2.       Digital Terrain Elevation Data (DTED)

DTED was developed by the US Defense Mapping Agency (DMA) and can be used to improve signal detection accuracy. Currently, the paper has selected only three DTED levels of spatial resolution, which are available to the public [2].

Table 1: Resolution levels of DTED.

DTED Level

Post Spacing

Ground Dist

Row x Column

0	30 arcsecond	~ 1 km	121 x 121
1	3.0 arcsecond	~ 100m	1200 x 1200
2	1.0 arcsecond	~ 30 m	3600 x 3600

The elevation data of the resolution from 30 arcsecond (arcsec) to 1 arcsec (level 0,1 and 2 ) are avaliable for public use and can be downloaded as different DTED extension files in each resolution. The USGS web application has been used to define the desired research region by specifying latitude and longitude as shown in Figure 1, which identifies the required terrain tiles. Figure 2 classifies all tiles, identified by the web application  earthexplorer.usgs.gov .
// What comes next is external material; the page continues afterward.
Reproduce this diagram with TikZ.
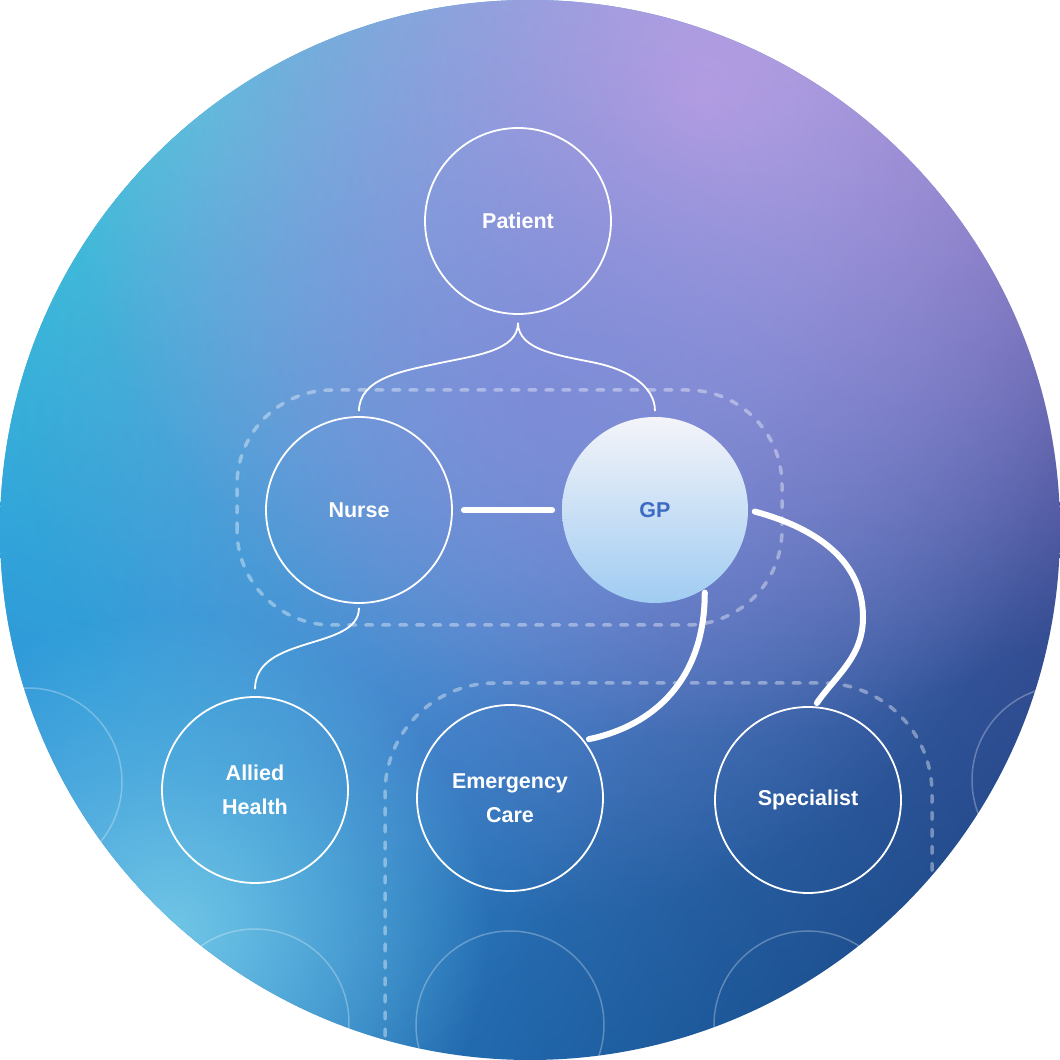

Figure 1. Region selected for terrain data acquisition

Figure 2. Research region of terrain elevation data by NASA’s shuttle radar topography mission (SRTM) with resolution 1 arc sec (30 m)

3.       TVWS Geolocation Database

The use of a TV white space geolocation database enables the most effective detection method for prediction of available channels and calculation of TV coverage maps for each pixel in the selected region by using an appropriate propagation model, selected for accuracy and efficiency. The technique can avoid signal detection problems caused by fading effects and shadowing. Construction of the geolocation database requires primary user information including frequency of operation, transmitted power, location, transmission time and height and type of transmit antenna. This information will protect spectrum incumbents from interference from secondary users who will access the database by sending a query to obtain available channels in a given area at a certain time. Furthermore, the geolocation database might have proxy to make queries and identify available channels for WSD [3].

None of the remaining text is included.